TMMA: A Tiled Matrix Multiplication Accelerator for Self-Attention Projections in Transformer Models
This project is an active research effort, and the implementation is currently under development. We plan to open-source the full code once our research paper is published. Some components may be incomplete or restricted for now.
If you're interested in this project, feel free to watch this repository for updates or reach out for discussions. 🚀
TMMA is an FPGA-based accelerator designed to efficiently execute dense matrix multiplication operations, with a primary focus on accelerating the self-attention projection computations in Transformer-based Large Language Models (LLMs). Although our initial goal was to accelerate full DistilBERT inference, development timeline and resource constraints led us to concentrate on optimizing the projection computations (i.e., the matrix multiplications underlying the Q, K, and V projections) in the Multi-Head Self-Attention (MHA) module.
Optimized for resource-constrained edge devices such as the Xilinx KV260 Vision AI Starter Kit, TMMA leverages efficient dataflow, pipelining, and fixed-point arithmetic to achieve a balanced trade-off between resource utilization, latency, and throughput. This makes it a compelling alternative to conventional CPU and GPU-based inference for critical matrix operations.

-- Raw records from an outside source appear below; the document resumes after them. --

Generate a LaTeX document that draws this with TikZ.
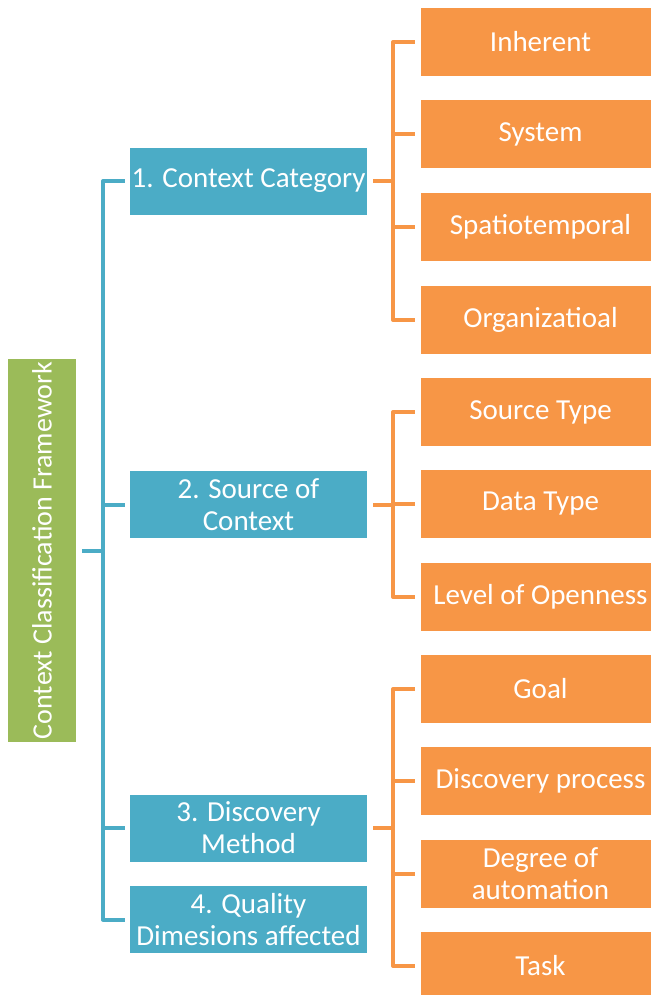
\documentclass[tikz,border=0pt]{standalone}
\usepackage{fontspec}
\setmainfont{Carlito}
\usepackage{tikz}
\usetikzlibrary{positioning,calc}
\definecolor{rootgreen}{RGB}{155,187,89}
\definecolor{catblue}{RGB}{75,172,198}
\definecolor{itemorange}{RGB}{247,150,70}

\begin{document}
\begin{tikzpicture}[x=0.5pt, y=-0.5pt,
    rootbox/.style={fill=rootgreen, text=white, rotate=90, minimum width=191.5pt, minimum height=34pt, inner sep=0pt, font=\fontsize{14}{16}\selectfont},
    catbox/.style={fill=catblue, text=white, minimum width=118.5pt, minimum height=33.5pt, inner sep=0pt, align=center, font=\fontsize{14.5}{16}\selectfont},
    itembox/.style={fill=itemorange, text=white, minimum width=119.5pt, minimum height=34pt, inner sep=0pt, align=center, font=\fontsize{14.5}{16}\selectfont},
    bluelink/.style={catblue, line width=2pt, line join=round},
    orangelink/.style={itemorange, line width=2pt, line join=round}]
    \useasboundingbox (0,0) rectangle (650,995);

    % Root
    \node[rootbox] (root) at (42,550.5) {Context Classification Framework};

    % Categories
    \node[catbox] (cat1) at (248.5,181) {1. Context Category};
    \node[catbox] (cat2) at (248.5,504.5) {2. Source of\\Context};
    \node[catbox] (cat3) at (248.5,828) {3. Discovery\\Method};
    \node[catbox] (cat4) at (248.5,919.5) {4. Quality\\Dimesions affected};

    % Items
    \node[itembox] (i1) at (540.5,42) {Inherent};
    \node[itembox] (i2) at (540.5,134) {System};
    \node[itembox] (i3) at (540.5,227) {Spatiotemporal};
    \node[itembox] (i4) at (540.5,320) {Organizatioal};
    \node[itembox] (i5) at (540.5,412) {Source Type};
    \node[itembox] (i6) at (540.5,504) {Data Type};
    \node[itembox] (i7) at (540.5,597) {Level of Openness};
    \node[itembox] (i8) at (540.5,689) {Goal};
    \node[itembox] (i9) at (540.5,781) {Discovery process};
    \node[itembox] (i10) at (540.5,874) {Degree of\\automation};
    \node[itembox] (i11) at (540.5,966) {Task};

    % Trunk and brackets
    \coordinate (trunk) at (103,0);
    \coordinate (bx) at (393,0);

    \draw[bluelink, shorten <=3pt] (root.south) -- (root.south -| trunk);
    \draw[bluelink, shorten <=2.5pt, shorten >=2.5pt] (cat1.west) -- (cat1.west -| trunk) -- (cat4.west -| trunk) -- (cat4.west);
    \foreach \c in {cat2,cat3}
        \draw[bluelink, shorten >=2.5pt] (\c.west -| trunk) -- (\c.west);

    % Orange brackets
    \draw[orangelink, shorten <=3pt] (cat1.east) -- (cat1.east -| bx);
    \draw[orangelink, shorten <=3pt, shorten >=3pt] (i1.west) -- (i1.west -| bx) -- (i4.west -| bx) -- (i4.west);
    \foreach \i in {i2,i3}
        \draw[orangelink, shorten >=3pt] (\i.west -| bx) -- (\i.west);

    \draw[orangelink, shorten <=3pt] (cat2.east) -- (cat2.east -| bx);
    \draw[orangelink, shorten <=3pt, shorten >=3pt] (i5.west) -- (i5.west -| bx) -- (i7.west -| bx) -- (i7.west);
    \draw[orangelink, shorten >=3pt] (i6.west -| bx) -- (i6.west);

    \draw[orangelink, shorten <=3pt] (cat3.east) -- (cat3.east -| bx);
    \draw[orangelink, shorten <=3pt, shorten >=3pt] (i8.west) -- (i8.west -| bx) -- (i11.west -| bx) -- (i11.west);
    \foreach \i in {i9,i10}
        \draw[orangelink, shorten >=3pt] (\i.west -| bx) -- (\i.west);
\end{tikzpicture}
\end{document}
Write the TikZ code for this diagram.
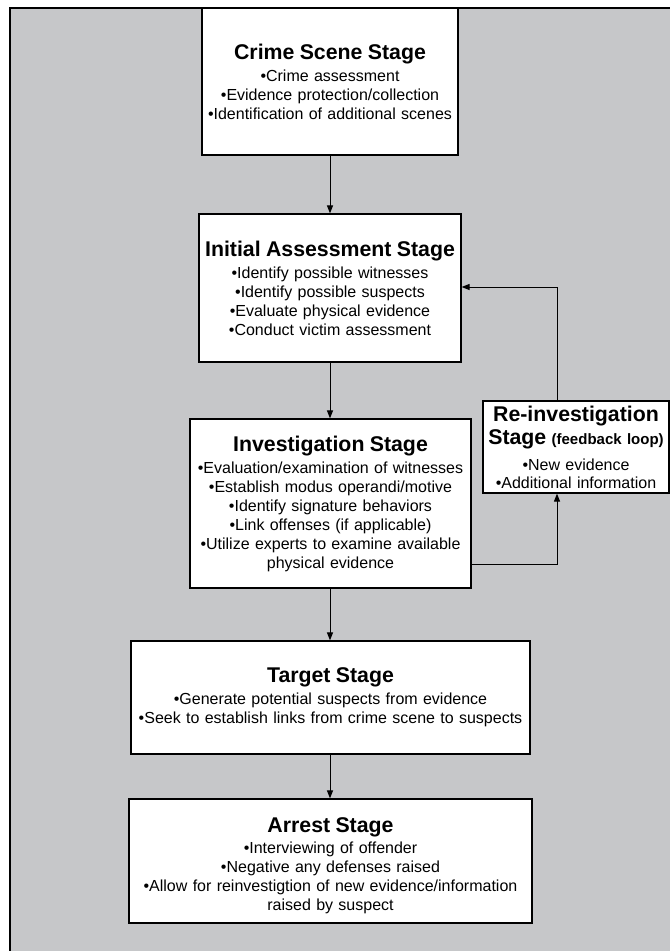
\documentclass[tikz,border=0pt]{standalone}
\usepackage{fontspec}
\setmainfont{Liberation Sans}
\usetikzlibrary{arrows.meta,calc}
\definecolor{bggray}{RGB}{198,199,201}
\newcommand{\ttl}[1]{{\fontsize{21.3}{22}\selectfont\bfseries #1}}
\begin{document}
\begin{tikzpicture}[x=1pt,y=-1pt,
  stagebox/.style={draw=black,line width=1.2pt,fill=white,align=center,inner sep=0pt,
     font=\fontsize{16}{19}\selectfont},
  arr/.style={line width=1pt,-{Triangle[length=8pt,width=6pt]}},
  ln/.style={line width=0.9pt}]
\useasboundingbox (0,0) rectangle (670,951);
\fill[white] (0,0) rectangle (670,951);
\fill[bggray] (10,8) rectangle (670,951);
\draw[line width=1.5pt] (10,951) -- (10,8) -- (670,8);

\node[stagebox,minimum width=256pt,minimum height=147pt,text width=250pt] (crime) at (330,81.5)
 {\ttl{Crime Scene Stage}\\[3pt]
  •Crime assessment\\
  •Evidence protection/collection\\
  •Identification of additional scenes};

\node[stagebox,minimum width=262pt,minimum height=148pt,text width=256pt] (init) at (330,288)
 {\ttl{Initial Assessment Stage}\\[3pt]
  •Identify possible witnesses\\
  •Identify possible suspects\\
  •Evaluate physical evidence\\
  •Conduct victim assessment};

\node[stagebox,minimum width=281pt,minimum height=169pt,text width=275pt] (inv) at (330.5,503.5)
 {\ttl{Investigation Stage}\\[3pt]
  •Evaluation/examination of witnesses\\
  •Establish modus operandi/motive\\
  •Identify signature behaviors\\
  •Link offenses (if applicable)\\
  •Utilize experts to examine available\\
  physical evidence};

\node[stagebox,minimum width=186pt,minimum height=92pt,text width=186pt,font=\fontsize{16}{17.5}\selectfont] (reinv) at (576,447)
 {{\fontsize{21.3}{23}\selectfont\bfseries Re-investigation\\
  Stage {\fontsize{15}{15}\selectfont (feedback loop)}\par}\vspace{9pt}
  •New evidence\\
  •Additional information};

\node[stagebox,minimum width=399pt,minimum height=113pt,text width=393pt] (target) at (330.5,697.5)
 {\ttl{Target Stage}\\[3pt]
  •Generate potential suspects from evidence\\
  •Seek to establish links from crime scene to suspects};

\node[stagebox,minimum width=403pt,minimum height=124pt,text width=397pt] (arrest) at (330.5,861)
 {\rule{0pt}{23.5pt}\ttl{Arrest Stage}\\[2pt]
  •Interviewing of offender\\
  •Negative any defenses raised\\
  •Allow for reinvestigtion of new evidence/information\\
  raised by suspect};

\draw[arr] (crime.south) -- (crime.south |- init.north);
\draw[arr] (crime.south |- init.south) -- (crime.south |- inv.north);
\draw[arr] (crime.south |- inv.south) -- (crime.south |- target.north);
\draw[arr] (crime.south |- target.south) -- (crime.south |- arrest.north);

\coordinate (c1) at (557,564);
\coordinate (c2) at (557,287);
\draw[arr] (c1 -| inv.east) -- (c1) -- (c1 |- reinv.south);
\draw[arr] (c2 |- reinv.north) -- (c2) -- (c2 -| init.east);
\end{tikzpicture}
\end{document}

- Accelerated Self-Attention Projections: Optimizes the matrix multiplications critical to the Q, K, and V projections in Transformer models.
- Edge-Friendly Deployment: Specifically designed for resource-constrained FPGAs like the Xilinx KV260, enabling on-device inference.
- Efficient Memory Utilization: Minimizes external DRAM access by maximizing on-chip BRAM usage through tiling and data reuse strategies.
- Vivado HLS-Based Implementation: Developed using high-level synthesis (HLS) for rapid prototyping and iterative design optimizations.
- Energy Efficiency: Demonstrates significant energy savings compared to CPU-based implementations, making it suitable for power-constrained applications.
TMMA/
│── hls/ # Accelerator source code (Vivado HLS)
│── vivado/ # Vivado design snapshots and constraints
│── models/ # Benchmarking scripts and model integration (e.g., DistilBERT)
│── reference/ # Related reference materials and papers
│── pynq/ # PYNQ runtime layer and example notebooks (run on KV260)
│── README.md # This file
│── LICENSE # License information
git clone https://github.com/yourusername/TMMA.git
cd TMMA- Follow the instructions in the
hls/directory to build the accelerator using Vivado HLS. - For FPGA deployment, refer to the example notebooks in the
pynq/directory.
Detailed benchmarking scripts and performance evaluations are provided in the models/ and pynq/ directories. Our benchmarks include:
- Standalone GEMM: Performance evaluation on random matrices.
- DistilBERT Attention Throughput: Inference performance when offloading self-attention projection computations to the FPGA.
- Systolic Array Design for Matrix Multiplication
- Vivado HLS Implementation
- FPGA Deployment on Xilinx KV260
- Memory Optimization for Edge Deployment
- Extending Acceleration to Additional Transformer Components (e.g., Softmax, FFN)
- Expanding Model Compatibility (e.g., GPT-based LLMs)
- Optimizing for Larger Batch Sizes
- Code published and tagged as v1.0.0
- arXiv Paper: https://arxiv.org/abs/2503.16731
- Ashish Vaswani et al., "Attention Is All You Need" (NeurIPS 2017)
- Victor Sanh et al., "DistilBERT, a distilled version of BERT: smaller, faster, cheaper and lighter" (2019)
- S. Lu et al., "Hardware Accelerator for Transformer" (IEEE SOCC 2020) DOI:10.1109/SOCC49529.2020.9524802
- Xilinx, "Vitis AI Documentation" (2023)
- Shulin Zeng et al., "FlightLLM: FPGA-Based LLM Acceleration" (FPGA '24)
- Jinming Zhuang et al., "SSR: Spatial Sequential Hybrid Architecture for Latency Throughput Tradeoff in Transformer Acceleration" (FPGA '24)
This repository does not include compiled bitstreams or full Vivado projects. Users should recreate the hardware platform using the provided HLS code and integration diagrams. Ensure appropriate licenses for any Xilinx IP cores used in your design.
This project is licensed under the MIT License.